* WORK TO COMPLETE *
Retype the lines beneath this one, from the first through the line containing "const kolkataCfrTicks = [0, 5, 10, 15, 20];". Pictures are left out.

──────── DATA EXTRACT ────────

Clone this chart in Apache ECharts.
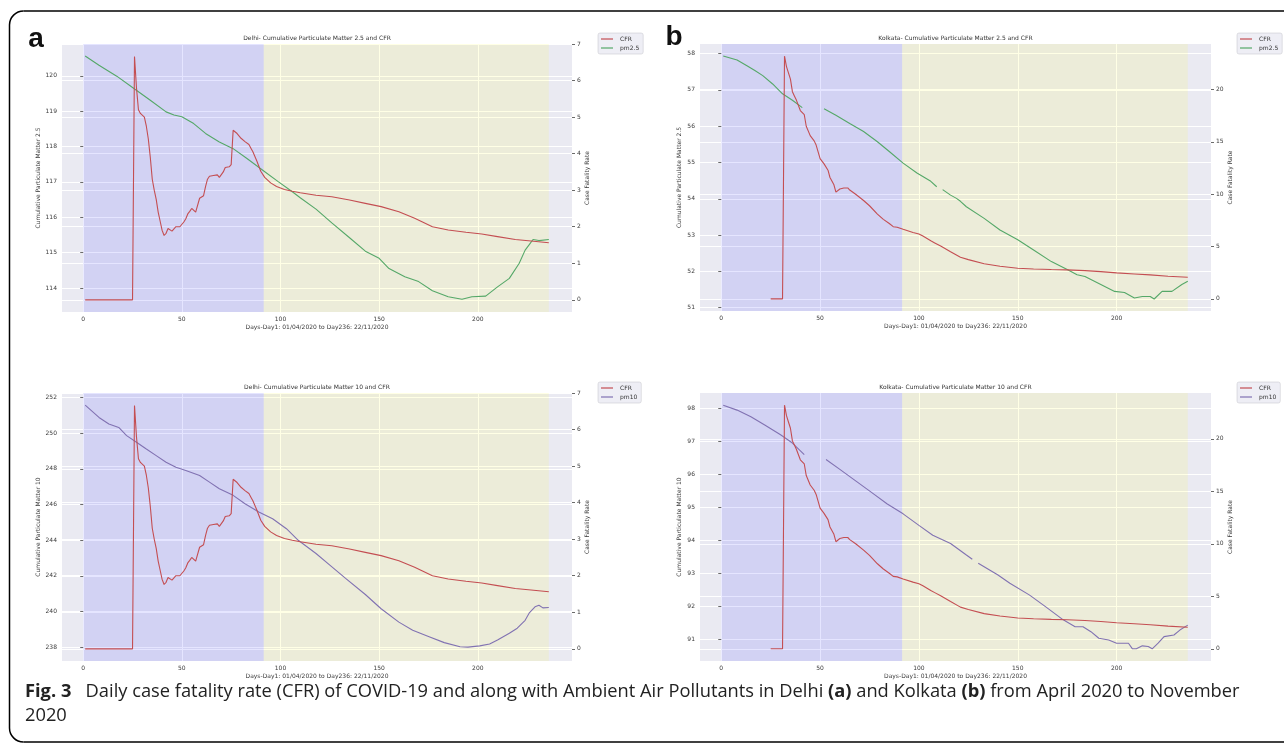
<!DOCTYPE html>
<html><head><meta charset="utf-8">
<script src="https://cdn.jsdelivr.net/npm/echarts@6.0.0/dist/echarts.min.js"></script>
<style>html,body{margin:0;padding:0;background:#fff;overflow:hidden;}#c{width:1284px;height:747px;}</style>
</head><body><div id="c"></div>
<script>
// ---------------- data ----------------
const xTicks = [0, 50, 100, 150, 200];
const delhiPm25Ticks = [114, 115, 116, 117, 118, 119, 120];
const delhiPm10Ticks = [238, 240, 242, 244, 246, 248, 250, 252];
const delhiCfrTicks = [0, 1, 2, 3, 4, 5, 6, 7];
const kolkataPm25Ticks = [51, 52, 53, 54, 55, 56, 57, 58];
const kolkataPm10Ticks = [91, 92, 93, 94, 95, 96, 97, 98];
const kolkataCfrTicks = [0, 5, 10, 15, 20];

const delhiCfrDays = [1,25,26,27,28,29,31,32,33,34,35,36,37,38,39,40,41,42,43,44,45,46,47,48,49,50,51,52,53,54,55,56,57,58,59,60,61,62,63,64,66,68,69,70,71,72,73,74,75,76,77,78,80,82,84,85,86,88,90,92,95,98,102,106,110,118,126,135,143,151,160,168,177,185,194,202,210,219,227,236];
const delhiCfr = [0,0,6.66,5.8,5.2,5.1,5.0,4.75,4.4,3.9,3.3,3.0,2.75,2.4,2.15,1.9,1.76,1.82,1.95,1.92,1.88,1.85,2.0,2.04,2.0,2.02,2.13,2.22,2.35,2.42,2.5,2.45,2.4,2.37,2.78,2.8,2.85,3.1,3.3,3.38,3.4,3.42,3.35,3.38,3.5,3.62,3.66,3.64,3.7,4.64,4.6,4.55,4.42,4.33,4.25,4.15,4.05,3.8,3.52,3.35,3.2,3.1,3.02,2.97,2.93,2.86,2.82,2.73,2.64,2.55,2.41,2.23,2.0,1.91,1.85,1.8,1.73,1.65,1.61,1.56];

const delhiPm25Days = [1,8,17,25,34,42,46,50,56,62,69,76,83,91,99,106,110,118,126,135,143,150,155,163,170,177,185,192,197,204,210,216,221,224,226,228,231,236];
const delhiPm25 = [120.56,120.3,119.99,119.67,119.31,118.98,118.89,118.84,118.65,118.37,118.13,117.94,117.66,117.33,117.0,116.72,116.55,116.23,115.84,115.42,115.04,114.84,114.55,114.32,114.18,113.92,113.75,113.68,113.75,113.77,114.03,114.27,114.7,115.07,115.22,115.37,115.34,115.37];

const delhiPm10Days = [1,8,13,18,22,27,32,37,42,47,52,59,64,69,76,82,89,96,103,109,118,125,133,143,151,160,167,175,183,191,195,201,206,210,216,220,224,226,229,231,233,236];
const delhiPm10 = [251.57,250.88,250.51,250.32,249.86,249.49,249.11,248.74,248.37,248.09,247.9,247.62,247.25,246.88,246.51,246.04,245.58,245.2,244.64,243.99,243.25,242.6,241.85,240.95,240.15,239.4,238.95,238.6,238.25,238.02,238.0,238.07,238.17,238.4,238.78,239.06,239.5,239.9,240.26,240.35,240.2,240.22];

const kolkataCfrDays = [25,31,32,33,34,35,36,37,38,40,42,43,45,47,48,50,52,54,55,57,58,60,62,64,65,68,72,75,79,82,85,87,89,90,92,97,100,102,106,108,111,116,121,125,133,141,150,158,167,175,184,192,200,209,217,226,236];
const kolkataCfr = [0,0,23.2,22.2,21.6,21.0,19.8,19.4,19.0,18.0,17.6,16.5,15.6,15.1,14.7,13.4,12.9,12.3,11.6,10.9,10.2,10.5,10.6,10.6,10.4,10.0,9.4,8.9,8.1,7.6,7.2,6.9,6.85,6.95,6.65,6.35,6.2,6.0,5.55,5.35,5.05,4.5,3.97,3.75,3.35,3.12,2.93,2.86,2.8,2.77,2.7,2.6,2.48,2.38,2.29,2.16,2.06];

const kolkataPm25Days = [1,8,13,17,21,26,31,36,41,42,52,58,65,72,79,85,92,99,106,109,110,112,116,119,121,124,133,141,150,158,167,175,180,184,192,199,204,209,213,217,219,223,228,233,236];
const kolkataPm25 = [57.93,57.82,57.66,57.53,57.39,57.16,56.89,56.71,56.51,null,56.48,56.3,56.07,55.85,55.57,55.3,54.98,54.71,54.48,54.33,null,54.25,54.1,54.01,53.93,53.78,53.46,53.14,52.87,52.59,52.27,52.05,51.91,51.86,51.64,51.45,51.42,51.27,51.31,51.31,51.24,51.45,51.45,51.64,51.73];

const kolkataPm10Days = [1,8,15,22,30,36,42,43,53,60,68,76,84,92,100,107,116,124,127,128,130,140,146,156,164,173,179,183,187,191,196,200,206,208,210,213,216,218,221,224,229,232,236];
const kolkataPm10 = [98.1,97.95,97.75,97.5,97.2,96.95,96.6,null,96.45,96.15,95.8,95.45,95.1,94.8,94.45,94.15,93.9,93.55,93.42,null,93.3,92.94,92.69,92.33,91.98,91.58,91.37,91.37,91.22,91.02,90.97,90.87,90.87,90.7,90.7,90.79,90.77,90.7,90.87,91.07,91.12,91.27,91.42];

const spanBlue = [0, 91.5];
const spanYellow = [91.5, 236];

// ---------------- styling / layout ----------------
const FONT = 'DejaVu Sans';
const tickFont = {fontFamily: FONT, fontSize: 6, color: '#3a3a3a'};
const RED = '#C44E52', GREEN = '#55A868', PURPLE = '#8172B2';
const xName = 'Days-Day1: 01/04/2020 to Day236: 22/11/2020';
const grids = [
  {left: 62, top: 44, width: 510, height: 268},
  {left: 700, top: 44, width: 511, height: 267},
  {left: 62, top: 393, width: 510, height: 268},
  {left: 700, top: 393, width: 511, height: 268}
];

function pairs(d, v) { return d.map((x, i) => [x, v[i] == null ? '-' : v[i]]); }

function xAx(g) {
  return {type: 'value', gridIndex: g, min: -10.75, max: 247.75,
    axisLine: {show: false}, axisTick: {show: false, customValues: xTicks},
    axisLabel: Object.assign({customValues: xTicks, margin: 4}, tickFont),
    splitLine: {show: true, lineStyle: {color: '#ffffff', width: 1}},
    name: xName, nameLocation: 'middle', nameGap: 12, nameTextStyle: Object.assign({}, tickFont)};
}
function yAx(g, side, min, max, ticks, name, nameGap) {
  return {type: 'value', gridIndex: g, position: side, min: min, max: max,
    axisLine: {show: false},
    axisTick: {show: true, length: 3, customValues: ticks, lineStyle: {color: '#444', width: 0.8}},
    axisLabel: Object.assign({customValues: ticks, margin: 5}, tickFont),
    splitLine: {show: true, lineStyle: {color: '#ffffff', width: 1}},
    name: name, nameLocation: 'middle', nameGap: nameGap, nameRotate: 90,
    nameTextStyle: Object.assign({}, tickFont)};
}
function line(name, xi, yi, pts, color, z) {
  return {type: 'line', name: name, xAxisIndex: xi, yAxisIndex: yi, data: pts,
    showSymbol: false, symbol: 'none', connectNulls: false, z: z,
    lineStyle: {color: color, width: 1.1}, itemStyle: {color: color}, emphasis: {disabled: true}};
}
function spans(xi, yi) {
  return {type: 'line', xAxisIndex: xi, yAxisIndex: yi, data: [], silent: true, z: 1,
    markArea: {silent: true, data: [
      [{xAxis: spanBlue[0], itemStyle: {color: 'rgba(0,0,255,0.1)'}}, {xAxis: spanBlue[1]}],
      [{xAxis: spanYellow[0], itemStyle: {color: 'rgba(255,255,0,0.1)'}}, {xAxis: spanYellow[1]}]
    ]}};
}
function legendAt(left, top, names) {
  return {data: names, left: left, top: top, orient: 'vertical', icon: 'rect',
    itemWidth: 12, itemHeight: 1.2, itemGap: 3, padding: [3, 4, 3, 3],
    backgroundColor: 'rgba(234,234,242,0.8)', borderColor: 'rgba(200,200,205,0.9)',
    borderWidth: 0.6, borderRadius: 2, selectedMode: false,
    textStyle: {fontFamily: FONT, fontSize: 6, color: '#333', padding: [0, 0, 0, 2]}};
}
function textEl(x, y, text, size, extra) {
  return Object.assign({type: 'text', x: x, y: y, silent: true,
    style: Object.assign({text: text, fontFamily: FONT, fontSize: size, fill: '#333',
      align: 'center', verticalAlign: 'middle', textAlign: 'center', textVerticalAlign: 'middle'}, extra || {})});
}
const frameStyle = {fill: 'none', stroke: '#000', lineWidth: 1.5};
const CAP = 'Open Sans', CAPSIZE = 18.3;

const option = {
  animation: false,
  backgroundColor: '#ffffff',
  textStyle: {fontFamily: FONT},
  grid: grids.map(g => Object.assign({show: true, backgroundColor: '#EAEAF2', borderWidth: 0, containLabel: false}, g)),
  xAxis: [xAx(0), xAx(1), xAx(2), xAx(3)],
  yAxis: [
    yAx(0, 'left', 113.32, 120.9, delhiPm25Ticks, 'Cumulative Particulate Matter 2.5', 19),
    yAx(0, 'right', -0.333, 7.0, delhiCfrTicks, 'Case Fatality Rate', 10),
    yAx(1, 'left', 50.91, 58.26, kolkataPm25Ticks, 'Cumulative Particulate Matter 2.5', 18),
    yAx(1, 'right', -1.16, 24.36, kolkataCfrTicks, 'Case Fatality Rate', 12),
    yAx(2, 'left', 237.22, 252.25, delhiPm10Ticks, 'Cumulative Particulate Matter 10', 19),
    yAx(2, 'right', -0.333, 7.0, delhiCfrTicks, 'Case Fatality Rate', 10),
    yAx(3, 'left', 90.33, 98.47, kolkataPm10Ticks, 'Cumulative Particulate Matter 10', 18),
    yAx(3, 'right', -1.16, 24.36, kolkataCfrTicks, 'Case Fatality Rate', 12)
  ],
  legend: [
    legendAt(598, 33, ['CFR', 'pm2.5']),
    legendAt(1237, 33, ['CFR', 'pm2.5']),
    legendAt(598, 382, ['CFR', 'pm10']),
    legendAt(1237, 382, ['CFR', 'pm10'])
  ],
  series: [
    spans(0, 0), spans(1, 2), spans(2, 4), spans(3, 6),
    line('pm2.5', 0, 0, pairs(delhiPm25Days, delhiPm25), GREEN, 3),
    line('CFR', 0, 1, pairs(delhiCfrDays, delhiCfr), RED, 4),
    line('pm2.5', 1, 2, pairs(kolkataPm25Days, kolkataPm25), GREEN, 3),
    line('CFR', 1, 3, pairs(kolkataCfrDays, kolkataCfr), RED, 4),
    line('pm10', 2, 4, pairs(delhiPm10Days, delhiPm10), PURPLE, 3),
    line('CFR', 2, 5, pairs(delhiCfrDays, delhiCfr), RED, 4),
    line('pm10', 3, 6, pairs(kolkataPm10Days, kolkataPm10), PURPLE, 3),
    line('CFR', 3, 7, pairs(kolkataCfrDays, kolkataCfr), RED, 4)
  ],
  graphic: [
    {type: 'polyline', silent: true, shape: {points: [[1300, 11], [23.5, 11]]}, style: frameStyle},
    {type: 'arc', silent: true, shape: {cx: 23.5, cy: 25, r: 14, startAngle: Math.PI, endAngle: Math.PI * 1.5, clockwise: true}, style: frameStyle},
    {type: 'polyline', silent: true, shape: {points: [[9.5, 25], [9.5, 728]]}, style: frameStyle},
    {type: 'arc', silent: true, shape: {cx: 23.5, cy: 728, r: 14, startAngle: Math.PI * 0.5, endAngle: Math.PI, clockwise: true}, style: frameStyle},
    {type: 'polyline', silent: true, shape: {points: [[23.5, 742], [1300, 742]]}, style: frameStyle},
    textEl(36, 39, 'a', 28, {fontFamily: 'Liberation Sans', fontWeight: 'bold', fill: '#111'}),
    textEl(674, 37, 'b', 28, {fontFamily: 'Liberation Sans', fontWeight: 'bold', fill: '#111'}),
    textEl(317, 38.5, 'Delhi- Cumulative Particulate Matter 2.5 and CFR', 6),
    textEl(955.5, 38.5, 'Kolkata- Cumulative Particulate Matter 2.5 and CFR', 6),
    textEl(317, 387, 'Delhi- Cumulative Particulate Matter 10 and CFR', 6),
    textEl(955.5, 387, 'Kolkata- Cumulative Particulate Matter 10 and CFR', 6),
    {type: 'text', x: 25, y: 692, silent: true, style: {
      text: '{b|Fig. 3}{n|   Daily case fatality rate (CFR) of COVID-19 and along with Ambient Air Pollutants in Delhi }{b|(a)}{n| and Kolkata }{b|(b)}{n| from April 2020 to November}',
      fontFamily: CAP, fontSize: CAPSIZE, fill: '#222', verticalAlign: 'middle', textVerticalAlign: 'middle',
      rich: {b: {fontFamily: CAP, fontSize: CAPSIZE, fontWeight: 'bold', fill: '#222'},
             n: {fontFamily: CAP, fontSize: CAPSIZE, fill: '#222'}}}},
    {type: 'text', x: 25, y: 716, silent: true, style: {text: '2020', fontFamily: CAP, fontSize: CAPSIZE,
      fill: '#222', verticalAlign: 'middle', textVerticalAlign: 'middle'}}
  ]
};

const chart = echarts.init(document.getElementById('c'), null, {renderer: 'canvas', width: 1284, height: 747});
chart.setOption(option);
</script></body></html>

────────

* EXERCISE RESULT *
Clone this chart in Apache ECharts.
<!DOCTYPE html>
<html><head><meta charset="utf-8">
<script src="https://cdn.jsdelivr.net/npm/echarts@6.0.0/dist/echarts.min.js"></script>
<style>html,body{margin:0;padding:0;background:#fff;overflow:hidden;}#c{width:1284px;height:747px;}</style>
</head><body><div id="c"></div>
<script>
// ---------------- data ----------------
const xTicks = [0, 50, 100, 150, 200];
const delhiPm25Ticks = [114, 115, 116, 117, 118, 119, 120];
const delhiPm10Ticks = [238, 240, 242, 244, 246, 248, 250, 252];
const delhiCfrTicks = [0, 1, 2, 3, 4, 5, 6, 7];
const kolkataPm25Ticks = [51, 52, 53, 54, 55, 56, 57, 58];
const kolkataPm10Ticks = [91, 92, 93, 94, 95, 96, 97, 98];
const kolkataCfrTicks = [0, 5, 10, 15, 20];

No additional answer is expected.